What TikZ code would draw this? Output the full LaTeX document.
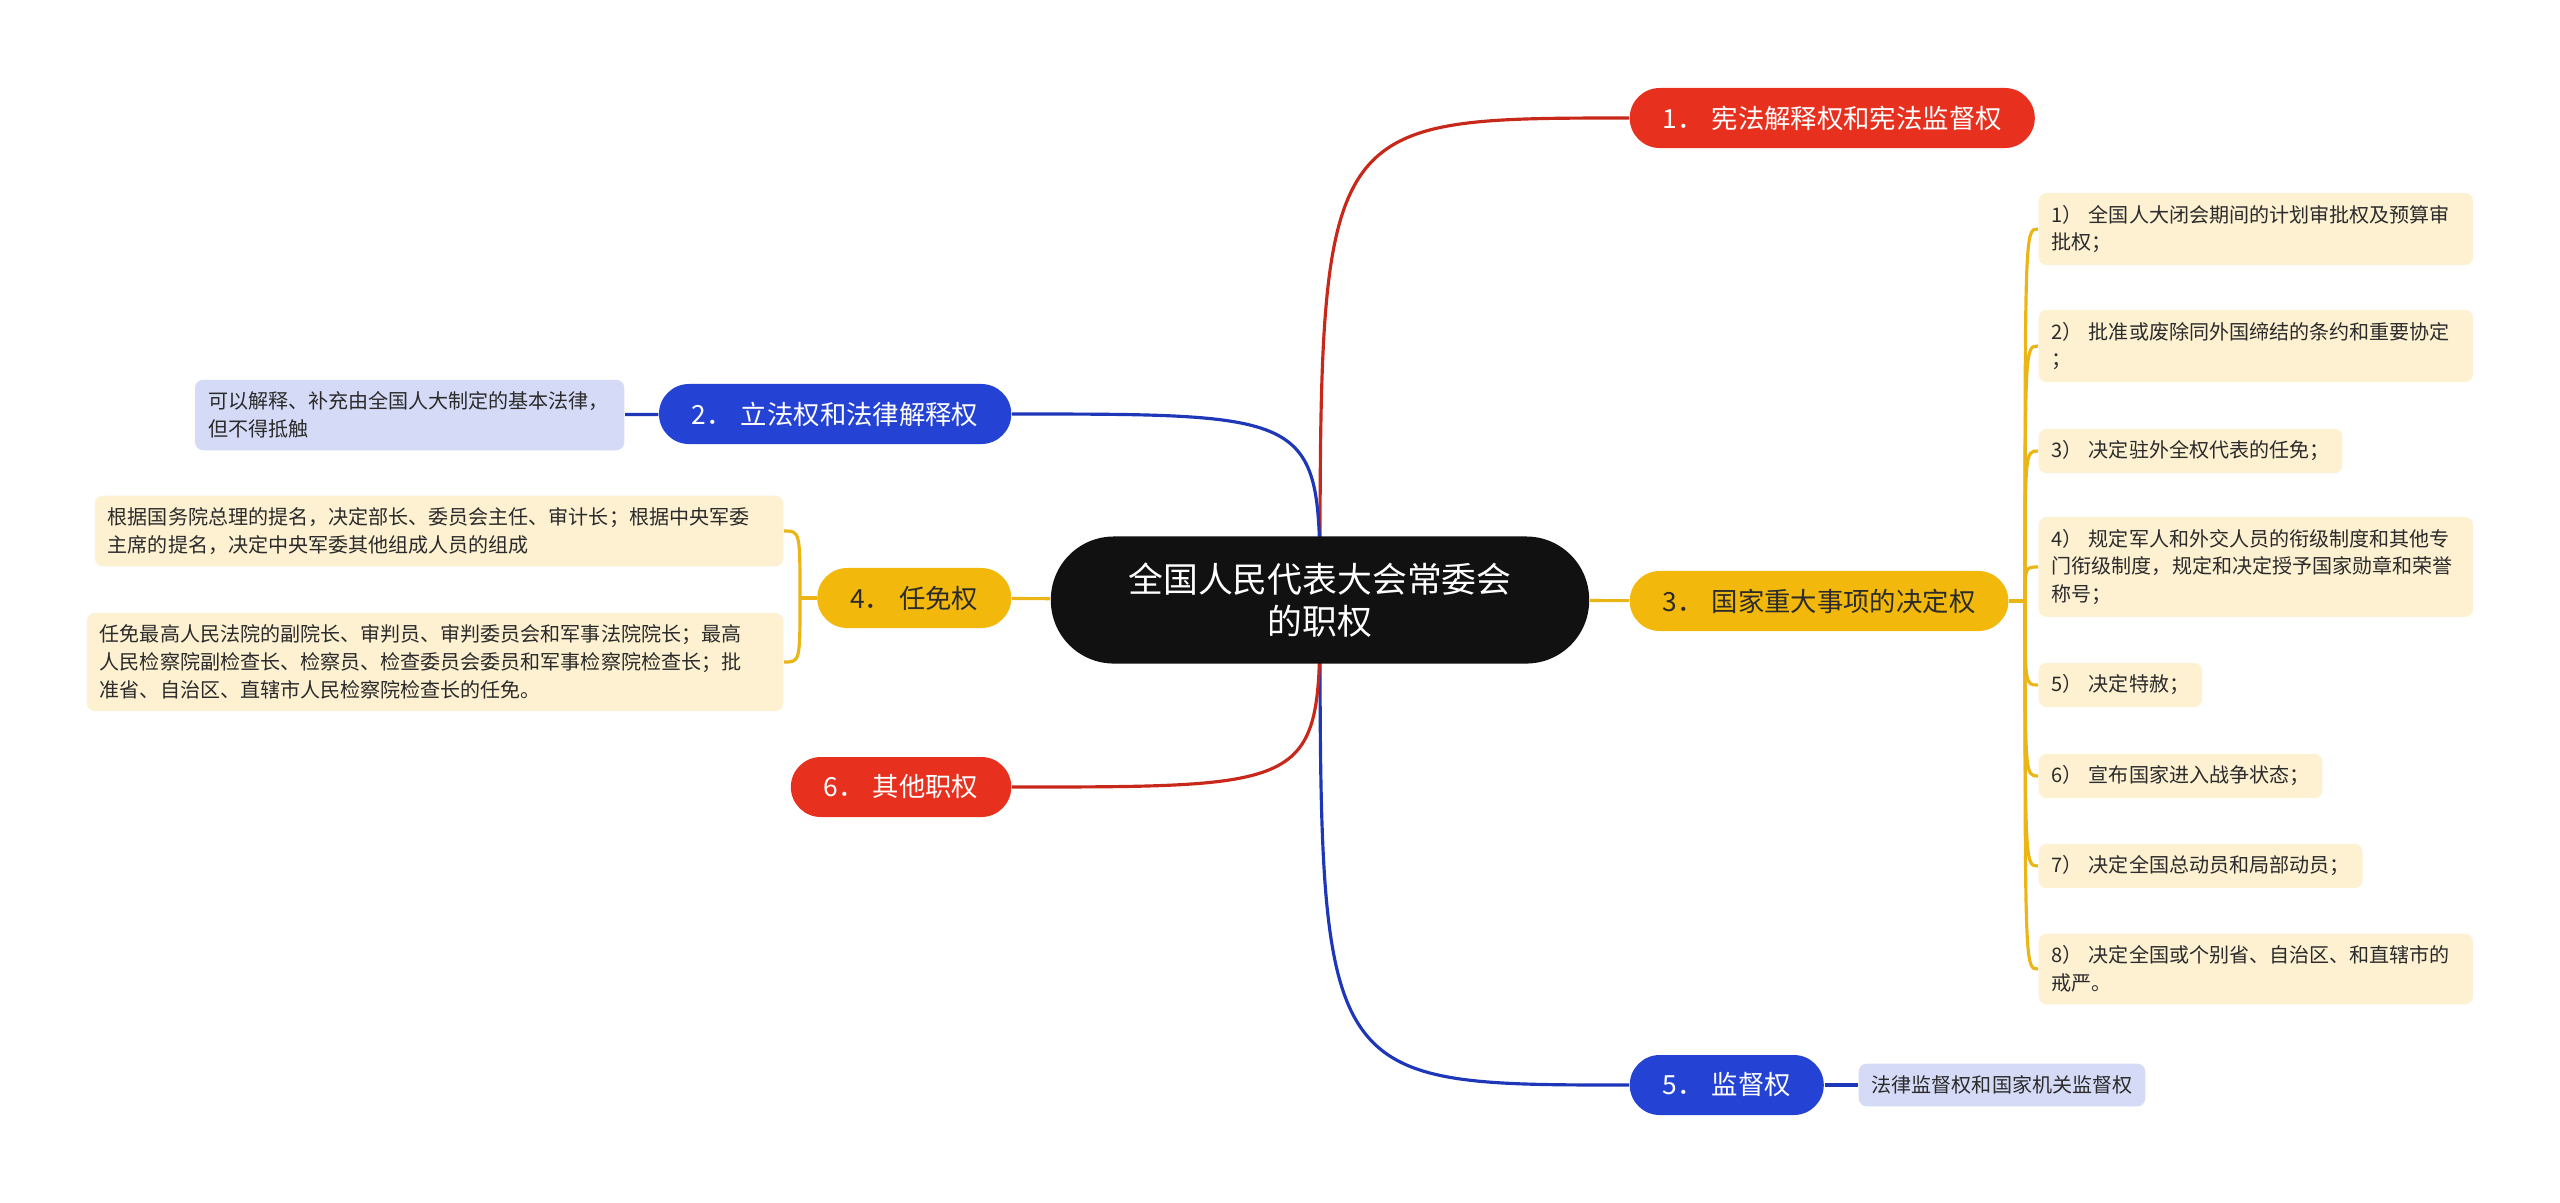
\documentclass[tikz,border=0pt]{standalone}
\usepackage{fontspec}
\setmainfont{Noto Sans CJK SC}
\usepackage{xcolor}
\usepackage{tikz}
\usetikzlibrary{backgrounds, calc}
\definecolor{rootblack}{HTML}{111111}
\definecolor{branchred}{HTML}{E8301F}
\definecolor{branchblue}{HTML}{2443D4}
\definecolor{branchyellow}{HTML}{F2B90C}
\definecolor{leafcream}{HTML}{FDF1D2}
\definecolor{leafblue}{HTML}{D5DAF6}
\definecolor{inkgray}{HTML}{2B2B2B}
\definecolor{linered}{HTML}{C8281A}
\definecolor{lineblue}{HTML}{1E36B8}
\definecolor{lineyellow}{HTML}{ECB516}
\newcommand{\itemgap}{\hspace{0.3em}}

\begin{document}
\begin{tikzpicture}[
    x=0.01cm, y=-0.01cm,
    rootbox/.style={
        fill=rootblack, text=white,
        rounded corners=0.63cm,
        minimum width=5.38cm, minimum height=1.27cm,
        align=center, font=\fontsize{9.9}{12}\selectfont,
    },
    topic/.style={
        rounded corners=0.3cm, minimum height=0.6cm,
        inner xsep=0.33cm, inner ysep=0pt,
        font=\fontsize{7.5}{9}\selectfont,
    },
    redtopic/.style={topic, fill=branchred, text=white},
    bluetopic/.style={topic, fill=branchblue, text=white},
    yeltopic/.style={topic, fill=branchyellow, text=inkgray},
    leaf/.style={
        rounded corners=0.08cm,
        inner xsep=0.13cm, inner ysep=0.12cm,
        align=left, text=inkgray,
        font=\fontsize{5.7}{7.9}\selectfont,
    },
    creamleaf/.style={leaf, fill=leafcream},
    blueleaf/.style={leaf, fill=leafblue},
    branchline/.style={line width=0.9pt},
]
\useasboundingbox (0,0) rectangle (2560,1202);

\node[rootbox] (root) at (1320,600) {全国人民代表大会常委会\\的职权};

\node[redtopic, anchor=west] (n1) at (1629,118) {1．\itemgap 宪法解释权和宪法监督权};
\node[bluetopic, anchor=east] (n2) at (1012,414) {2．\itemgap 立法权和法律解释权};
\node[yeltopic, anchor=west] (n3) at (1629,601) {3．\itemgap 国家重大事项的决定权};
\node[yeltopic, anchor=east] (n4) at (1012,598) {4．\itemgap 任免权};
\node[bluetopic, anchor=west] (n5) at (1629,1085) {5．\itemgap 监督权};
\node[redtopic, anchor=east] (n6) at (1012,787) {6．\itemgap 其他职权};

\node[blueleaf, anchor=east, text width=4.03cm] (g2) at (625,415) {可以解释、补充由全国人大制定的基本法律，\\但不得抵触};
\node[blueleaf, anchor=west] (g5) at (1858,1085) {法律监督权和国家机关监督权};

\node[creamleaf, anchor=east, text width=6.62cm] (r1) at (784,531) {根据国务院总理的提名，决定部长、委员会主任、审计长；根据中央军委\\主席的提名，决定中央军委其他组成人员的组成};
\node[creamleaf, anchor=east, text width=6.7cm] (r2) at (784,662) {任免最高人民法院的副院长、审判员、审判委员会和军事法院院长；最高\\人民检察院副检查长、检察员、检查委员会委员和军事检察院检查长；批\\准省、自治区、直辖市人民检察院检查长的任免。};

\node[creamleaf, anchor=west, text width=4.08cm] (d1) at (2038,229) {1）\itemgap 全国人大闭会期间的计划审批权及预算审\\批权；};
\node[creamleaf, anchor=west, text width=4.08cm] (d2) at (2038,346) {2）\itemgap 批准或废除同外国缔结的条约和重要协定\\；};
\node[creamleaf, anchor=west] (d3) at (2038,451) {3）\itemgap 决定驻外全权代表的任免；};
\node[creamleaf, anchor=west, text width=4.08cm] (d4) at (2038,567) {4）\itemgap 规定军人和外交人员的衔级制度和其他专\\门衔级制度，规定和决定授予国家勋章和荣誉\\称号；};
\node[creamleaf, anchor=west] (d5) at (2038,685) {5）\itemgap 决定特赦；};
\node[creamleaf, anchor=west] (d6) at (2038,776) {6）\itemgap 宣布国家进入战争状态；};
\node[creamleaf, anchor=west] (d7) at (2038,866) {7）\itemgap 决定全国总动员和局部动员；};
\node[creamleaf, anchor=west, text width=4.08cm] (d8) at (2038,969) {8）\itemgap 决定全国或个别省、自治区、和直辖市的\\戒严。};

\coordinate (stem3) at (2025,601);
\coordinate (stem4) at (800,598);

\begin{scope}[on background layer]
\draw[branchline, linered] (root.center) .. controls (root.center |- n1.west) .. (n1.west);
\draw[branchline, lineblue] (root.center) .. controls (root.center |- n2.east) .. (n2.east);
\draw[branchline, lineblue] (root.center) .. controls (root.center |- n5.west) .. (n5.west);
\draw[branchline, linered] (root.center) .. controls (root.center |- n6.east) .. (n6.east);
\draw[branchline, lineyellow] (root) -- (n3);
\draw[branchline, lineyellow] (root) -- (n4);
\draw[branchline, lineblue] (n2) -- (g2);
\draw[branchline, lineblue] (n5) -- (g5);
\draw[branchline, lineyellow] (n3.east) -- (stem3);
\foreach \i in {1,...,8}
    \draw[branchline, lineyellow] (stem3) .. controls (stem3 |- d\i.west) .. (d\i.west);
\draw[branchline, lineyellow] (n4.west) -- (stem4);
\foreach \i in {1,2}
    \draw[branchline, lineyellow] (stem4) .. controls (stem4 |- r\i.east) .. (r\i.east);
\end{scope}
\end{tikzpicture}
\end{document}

==

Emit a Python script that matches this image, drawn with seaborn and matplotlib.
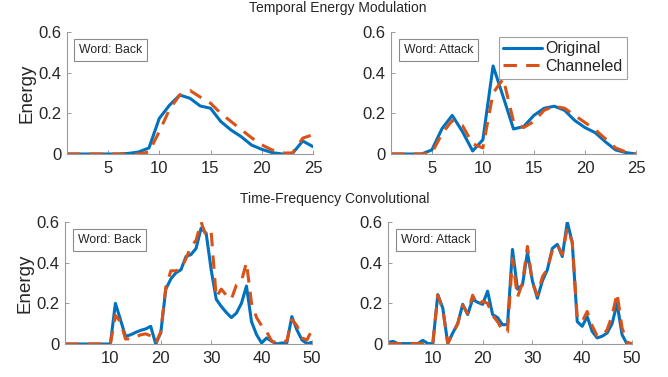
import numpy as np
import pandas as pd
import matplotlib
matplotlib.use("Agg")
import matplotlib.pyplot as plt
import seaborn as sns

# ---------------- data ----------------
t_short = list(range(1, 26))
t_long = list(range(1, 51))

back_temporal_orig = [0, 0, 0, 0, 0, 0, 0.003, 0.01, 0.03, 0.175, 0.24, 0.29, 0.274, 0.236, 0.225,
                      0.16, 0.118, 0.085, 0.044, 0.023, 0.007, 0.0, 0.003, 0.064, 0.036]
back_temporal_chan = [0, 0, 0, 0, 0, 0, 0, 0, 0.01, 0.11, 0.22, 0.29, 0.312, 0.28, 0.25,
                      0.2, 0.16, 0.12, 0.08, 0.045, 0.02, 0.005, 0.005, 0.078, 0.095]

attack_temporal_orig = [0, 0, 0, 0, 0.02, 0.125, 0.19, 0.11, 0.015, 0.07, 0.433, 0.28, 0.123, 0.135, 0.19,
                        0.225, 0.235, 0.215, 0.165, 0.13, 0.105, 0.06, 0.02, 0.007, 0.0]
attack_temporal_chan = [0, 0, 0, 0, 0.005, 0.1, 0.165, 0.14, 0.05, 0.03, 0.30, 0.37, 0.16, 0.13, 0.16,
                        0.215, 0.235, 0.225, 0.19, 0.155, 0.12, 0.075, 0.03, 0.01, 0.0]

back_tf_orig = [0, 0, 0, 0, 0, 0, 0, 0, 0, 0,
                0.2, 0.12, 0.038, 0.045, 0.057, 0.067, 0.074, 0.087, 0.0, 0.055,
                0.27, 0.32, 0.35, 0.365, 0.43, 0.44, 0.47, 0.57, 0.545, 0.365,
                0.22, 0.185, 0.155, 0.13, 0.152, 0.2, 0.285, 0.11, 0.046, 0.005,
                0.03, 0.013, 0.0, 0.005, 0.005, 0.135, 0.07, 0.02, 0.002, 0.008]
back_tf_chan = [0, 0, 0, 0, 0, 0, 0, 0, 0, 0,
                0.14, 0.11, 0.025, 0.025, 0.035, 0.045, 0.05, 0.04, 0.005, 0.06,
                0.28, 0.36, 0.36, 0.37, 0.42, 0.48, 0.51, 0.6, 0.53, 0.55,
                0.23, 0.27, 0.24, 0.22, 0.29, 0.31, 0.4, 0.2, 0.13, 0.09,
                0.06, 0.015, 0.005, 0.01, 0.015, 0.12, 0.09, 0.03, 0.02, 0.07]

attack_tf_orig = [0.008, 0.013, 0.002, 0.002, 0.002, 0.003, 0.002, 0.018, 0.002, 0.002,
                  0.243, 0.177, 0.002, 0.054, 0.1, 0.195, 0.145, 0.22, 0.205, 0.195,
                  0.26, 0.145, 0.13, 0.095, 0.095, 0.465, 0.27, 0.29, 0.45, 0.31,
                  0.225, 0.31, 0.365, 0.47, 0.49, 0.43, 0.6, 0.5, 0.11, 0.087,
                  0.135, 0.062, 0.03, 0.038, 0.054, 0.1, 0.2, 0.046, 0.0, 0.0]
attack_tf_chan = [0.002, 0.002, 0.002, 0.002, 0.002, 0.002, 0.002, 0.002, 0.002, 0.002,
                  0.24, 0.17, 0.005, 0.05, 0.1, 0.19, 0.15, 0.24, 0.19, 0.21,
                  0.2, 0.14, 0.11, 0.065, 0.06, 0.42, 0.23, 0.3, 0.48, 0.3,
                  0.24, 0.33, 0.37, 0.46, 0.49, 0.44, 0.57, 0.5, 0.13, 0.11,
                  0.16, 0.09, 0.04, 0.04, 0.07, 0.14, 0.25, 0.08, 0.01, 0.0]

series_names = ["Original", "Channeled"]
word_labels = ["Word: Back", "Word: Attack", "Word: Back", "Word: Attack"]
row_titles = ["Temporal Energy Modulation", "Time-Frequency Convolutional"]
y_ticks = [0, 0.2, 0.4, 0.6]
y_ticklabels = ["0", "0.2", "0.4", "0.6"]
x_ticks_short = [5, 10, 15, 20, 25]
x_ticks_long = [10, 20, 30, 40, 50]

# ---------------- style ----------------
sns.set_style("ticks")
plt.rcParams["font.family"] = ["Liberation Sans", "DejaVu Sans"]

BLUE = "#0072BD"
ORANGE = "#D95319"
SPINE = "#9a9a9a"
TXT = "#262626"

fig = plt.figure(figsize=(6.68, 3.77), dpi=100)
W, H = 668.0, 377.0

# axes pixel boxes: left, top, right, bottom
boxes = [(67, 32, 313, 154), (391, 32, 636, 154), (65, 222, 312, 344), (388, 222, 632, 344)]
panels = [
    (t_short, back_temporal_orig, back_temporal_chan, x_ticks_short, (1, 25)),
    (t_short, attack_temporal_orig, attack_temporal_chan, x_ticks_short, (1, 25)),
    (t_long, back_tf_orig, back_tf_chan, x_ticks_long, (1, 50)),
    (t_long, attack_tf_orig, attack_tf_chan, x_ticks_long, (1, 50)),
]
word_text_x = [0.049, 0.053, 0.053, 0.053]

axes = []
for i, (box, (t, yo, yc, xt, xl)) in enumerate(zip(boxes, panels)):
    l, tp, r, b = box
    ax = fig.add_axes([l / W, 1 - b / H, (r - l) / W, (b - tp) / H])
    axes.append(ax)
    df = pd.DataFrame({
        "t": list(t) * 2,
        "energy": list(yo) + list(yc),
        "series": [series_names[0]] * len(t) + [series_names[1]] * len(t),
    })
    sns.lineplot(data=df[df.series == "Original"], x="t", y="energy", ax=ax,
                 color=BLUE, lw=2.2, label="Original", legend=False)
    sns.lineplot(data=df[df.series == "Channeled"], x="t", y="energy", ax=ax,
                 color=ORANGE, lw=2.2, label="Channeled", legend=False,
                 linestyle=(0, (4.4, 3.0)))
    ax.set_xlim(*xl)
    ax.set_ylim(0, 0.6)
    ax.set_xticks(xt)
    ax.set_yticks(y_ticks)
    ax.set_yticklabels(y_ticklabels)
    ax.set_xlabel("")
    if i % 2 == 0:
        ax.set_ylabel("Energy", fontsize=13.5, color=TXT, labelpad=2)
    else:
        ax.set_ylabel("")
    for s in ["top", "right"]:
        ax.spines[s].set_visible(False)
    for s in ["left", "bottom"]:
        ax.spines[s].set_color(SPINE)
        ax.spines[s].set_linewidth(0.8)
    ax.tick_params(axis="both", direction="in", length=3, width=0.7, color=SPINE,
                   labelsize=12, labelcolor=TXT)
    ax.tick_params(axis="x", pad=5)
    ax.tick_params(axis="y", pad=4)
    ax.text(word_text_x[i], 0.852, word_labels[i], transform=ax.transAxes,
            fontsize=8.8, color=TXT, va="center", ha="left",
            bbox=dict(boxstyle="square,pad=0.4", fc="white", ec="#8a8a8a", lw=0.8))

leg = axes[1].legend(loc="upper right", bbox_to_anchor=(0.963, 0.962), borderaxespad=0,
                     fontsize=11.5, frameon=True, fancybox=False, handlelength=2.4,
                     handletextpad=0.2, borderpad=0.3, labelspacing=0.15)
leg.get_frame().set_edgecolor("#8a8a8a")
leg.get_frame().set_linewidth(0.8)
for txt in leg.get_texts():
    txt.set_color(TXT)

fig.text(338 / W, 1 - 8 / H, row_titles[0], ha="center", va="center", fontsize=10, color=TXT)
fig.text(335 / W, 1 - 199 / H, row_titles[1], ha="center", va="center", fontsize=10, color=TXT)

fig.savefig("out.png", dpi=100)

Directive — Only the lines from the one holding "Emit a Python" to the one holding "0.215, 0.235, 0.225, 0.19, 0.155, 0.12, 0.075, 0.03, 0.01, 0.0]" should be returned, both included and exactly as written, with no pictures.

Exercise solution —
Emit a Python script that matches this image, drawn with seaborn and matplotlib.
import numpy as np
import pandas as pd
import matplotlib
matplotlib.use("Agg")
import matplotlib.pyplot as plt
import seaborn as sns

# ---------------- data ----------------
t_short = list(range(1, 26))
t_long = list(range(1, 51))

back_temporal_orig = [0, 0, 0, 0, 0, 0, 0.003, 0.01, 0.03, 0.175, 0.24, 0.29, 0.274, 0.236, 0.225,
                      0.16, 0.118, 0.085, 0.044, 0.023, 0.007, 0.0, 0.003, 0.064, 0.036]
back_temporal_chan = [0, 0, 0, 0, 0, 0, 0, 0, 0.01, 0.11, 0.22, 0.29, 0.312, 0.28, 0.25,
                      0.2, 0.16, 0.12, 0.08, 0.045, 0.02, 0.005, 0.005, 0.078, 0.095]

attack_temporal_orig = [0, 0, 0, 0, 0.02, 0.125, 0.19, 0.11, 0.015, 0.07, 0.433, 0.28, 0.123, 0.135, 0.19,
                        0.225, 0.235, 0.215, 0.165, 0.13, 0.105, 0.06, 0.02, 0.007, 0.0]
attack_temporal_chan = [0, 0, 0, 0, 0.005, 0.1, 0.165, 0.14, 0.05, 0.03, 0.30, 0.37, 0.16, 0.13, 0.16,
                        0.215, 0.235, 0.225, 0.19, 0.155, 0.12, 0.075, 0.03, 0.01, 0.0]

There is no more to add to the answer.